● **Set exercise**
Return the entries below verbatim. Pictures stay out.

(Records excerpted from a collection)
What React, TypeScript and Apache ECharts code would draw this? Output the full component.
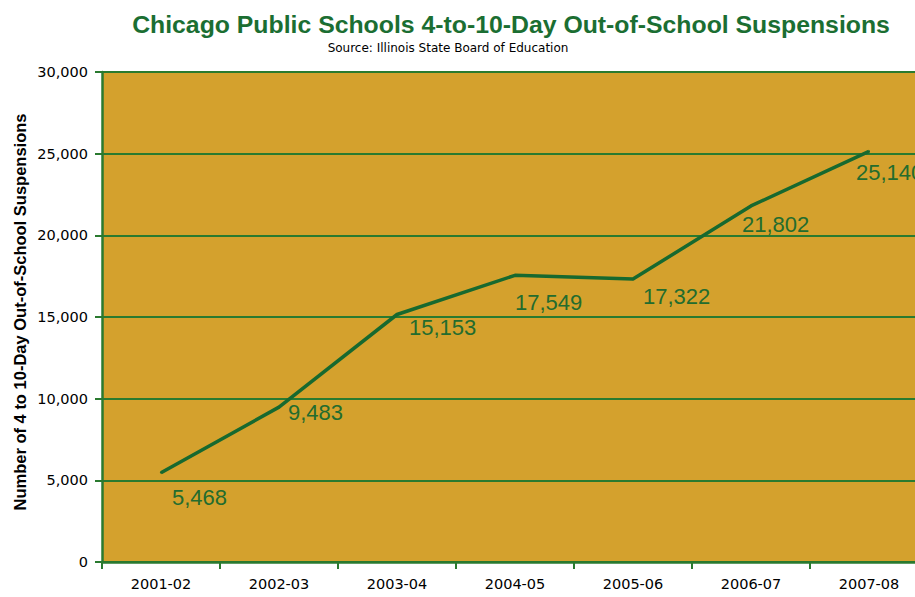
import React, { useEffect, useRef } from "react";
import * as echarts from "echarts";

const categories = ["2001-02", "2002-03", "2003-04", "2004-05", "2005-06", "2006-07", "2007-08"];
const suspensions = [5468, 9483, 15153, 17549, 17322, 21802, 25140];
const labelOffsets: [number, number][] = [
  [11, 25],
  [9, 5],
  [12, 13],
  [0, 27],
  [10, 17],
  [-9, 19],
  [-13, 21],
];

const GOLD = "#D4A12D";
const LINE = "#17692F";
const GRID = "#2A7A2F";
const LABEL = "#236C2E";

export default function App() {
  const ref = useRef<HTMLDivElement>(null);
  useEffect(() => {
    if (!ref.current) return;
    const chart = echarts.init(ref.current, undefined, { renderer: "svg" });
    chart.setOption({
      animation: false,
      backgroundColor: "#ffffff",
      graphic: [
        {
          type: "text",
          x: 511,
          y: 24,
          style: {
            text: "Chicago Public Schools 4-to-10-Day Out-of-School Suspensions",
            align: "center",
            verticalAlign: "middle",
            fill: "#1B6E32",
            font: "bold 24.8px 'Liberation Sans', Arial, sans-serif",
          },
        },
        {
          type: "text",
          x: 448,
          y: 48,
          style: {
            text: "Source: Illinois State Board of Education",
            align: "center",
            verticalAlign: "middle",
            fill: "#000",
            font: "12px 'DejaVu Sans', sans-serif",
          },
        },
        {
          type: "text",
          x: 20,
          y: 312,
          rotation: Math.PI / 2,
          style: {
            text: "Number of 4 to 10-Day Out-of-School Suspensions",
            align: "center",
            verticalAlign: "middle",
            fill: "#000",
            font: "bold 16.5px 'Liberation Sans', Arial, sans-serif",
          },
        },
      ],
      grid: {
        left: 102,
        top: 72,
        width: 826,
        height: 490,
        show: true,
        backgroundColor: GOLD,
        borderWidth: 0,
      },
      xAxis: {
        type: "category",
        data: categories,
        boundaryGap: true,
        axisLine: { show: true, lineStyle: { color: GRID, width: 2.5 } },
        axisTick: { show: true, length: 7, lineStyle: { color: GRID, width: 2 } },
        axisLabel: {
          margin: 14,
          color: "#000",
          fontSize: 14.5,
          fontFamily: "'DejaVu Sans', sans-serif",
        },
      },
      yAxis: {
        type: "value",
        min: 0,
        max: 30000,
        interval: 5000,
        axisLine: { show: true, lineStyle: { color: GRID, width: 2.5 } },
        axisTick: { show: true, length: 7, lineStyle: { color: GRID, width: 2 } },
        splitLine: { show: true, lineStyle: { color: GRID, width: 2 } },
        axisLabel: {
          margin: 14,
          color: "#000",
          fontSize: 14.5,
          fontFamily: "'DejaVu Sans', sans-serif",
          formatter: (v: number) => v.toLocaleString("en-US"),
        },
      },
      series: [
        {
          type: "line",
          data: suspensions.map((v, i) => ({
            value: v,
            label: {
              show: true,
              position: "inside",
              align: "left",
              verticalAlign: "middle",
              offset: labelOffsets[i],
            },
          })),
          symbol: "circle",
          symbolSize: 2,
          itemStyle: { color: LINE },
          lineStyle: { color: LINE, width: 3.5 },
          label: {
            show: true,
            color: LABEL,
            fontSize: 22,
            fontFamily: "'Liberation Sans', Arial, sans-serif",
            formatter: (p: any) => Number(p.value).toLocaleString("en-US"),
          },
        },
      ],
    });
    return () => chart.dispose();
  }, []);
  return (
    <div
      style={{
        position: "fixed",
        left: 0,
        top: 0,
        width: 915,
        height: 597,
        overflow: "hidden",
        background: "#fff",
      }}
    >
      <div ref={ref} style={{ width: 940, height: 597 }} />
    </div>
  );
}
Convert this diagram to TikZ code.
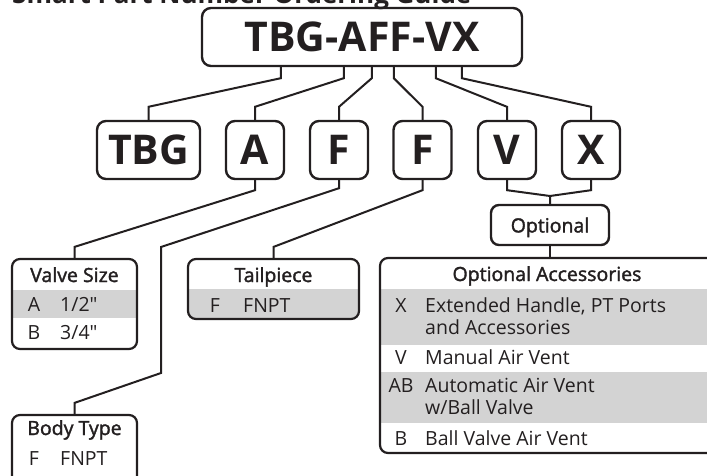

● **The response**
What React, TypeScript and Apache ECharts code would draw this? Output the full component.
import React, { useEffect, useRef } from "react";
import * as echarts from "echarts";

const categories = ["2001-02", "2002-03", "2003-04", "2004-05", "2005-06", "2006-07", "2007-08"];
const suspensions = [5468, 9483, 15153, 17549, 17322, 21802, 25140];
const labelOffsets: [number, number][] = [
  [11, 25],
  [9, 5],
  [12, 13],
  [0, 27],
  [10, 17],
  [-9, 19],
  [-13, 21],
];

const GOLD = "#D4A12D";
const LINE = "#17692F";
const GRID = "#2A7A2F";
const LABEL = "#236C2E";

export default function App() {
  const ref = useRef<HTMLDivElement>(null);
  useEffect(() => {
    if (!ref.current) return;
    const chart = echarts.init(ref.current, undefined, { renderer: "svg" });
    chart.setOption({
      animation: false,
      backgroundColor: "#ffffff",
      graphic: [
        {
          type: "text",
          x: 511,
          y: 24,
          style: {
            text: "Chicago Public Schools 4-to-10-Day Out-of-School Suspensions",
            align: "center",
            verticalAlign: "middle",
            fill: "#1B6E32",
            font: "bold 24.8px 'Liberation Sans', Arial, sans-serif",
          },
        },
        {
          type: "text",
          x: 448,
          y: 48,
          style: {
            text: "Source: Illinois State Board of Education",
            align: "center",
            verticalAlign: "middle",
            fill: "#000",
            font: "12px 'DejaVu Sans', sans-serif",
          },
        },
        {
          type: "text",
          x: 20,
          y: 312,
          rotation: Math.PI / 2,
          style: {
            text: "Number of 4 to 10-Day Out-of-School Suspensions",
            align: "center",
            verticalAlign: "middle",
            fill: "#000",
            font: "bold 16.5px 'Liberation Sans', Arial, sans-serif",
          },
        },
      ],
      grid: {
        left: 102,
        top: 72,
        width: 826,
        height: 490,
        show: true,
        backgroundColor: GOLD,
        borderWidth: 0,
      },
      xAxis: {
        type: "category",
        data: categories,
        boundaryGap: true,
        axisLine: { show: true, lineStyle: { color: GRID, width: 2.5 } },
        axisTick: { show: true, length: 7, lineStyle: { color: GRID, width: 2 } },
        axisLabel: {
          margin: 14,
          color: "#000",
          fontSize: 14.5,
          fontFamily: "'DejaVu Sans', sans-serif",
        },
      },
      yAxis: {
        type: "value",
        min: 0,
        max: 30000,
        interval: 5000,
        axisLine: { show: true, lineStyle: { color: GRID, width: 2.5 } },
        axisTick: { show: true, length: 7, lineStyle: { color: GRID, width: 2 } },
        splitLine: { show: true, lineStyle: { color: GRID, width: 2 } },
        axisLabel: {
          margin: 14,
          color: "#000",
          fontSize: 14.5,
          fontFamily: "'DejaVu Sans', sans-serif",
          formatter: (v: number) => v.toLocaleString("en-US"),
        },
      },
      series: [
        {
          type: "line",
          data: suspensions.map((v, i) => ({
            value: v,
            label: {
              show: true,
              position: "inside",
              align: "left",
              verticalAlign: "middle",
              offset: labelOffsets[i],
            },
          })),
          symbol: "circle",
          symbolSize: 2,
          itemStyle: { color: LINE },
          lineStyle: { color: LINE, width: 3.5 },
          label: {
            show: true,
            color: LABEL,
            fontSize: 22,
            fontFamily: "'Liberation Sans', Arial, sans-serif",
            formatter: (p: any) => Number(p.value).toLocaleString("en-US"),
          },
        },
      ],
    });
    return () => chart.dispose();
  }, []);
  return (
    <div
      style={{
        position: "fixed",
        left: 0,
        top: 0,
        width: 915,
        height: 597,
        overflow: "hidden",
        background: "#fff",
      }}
    >
      <div ref={ref} style={{ width: 940, height: 597 }} />
    </div>
  );
}
Convert this diagram to TikZ code.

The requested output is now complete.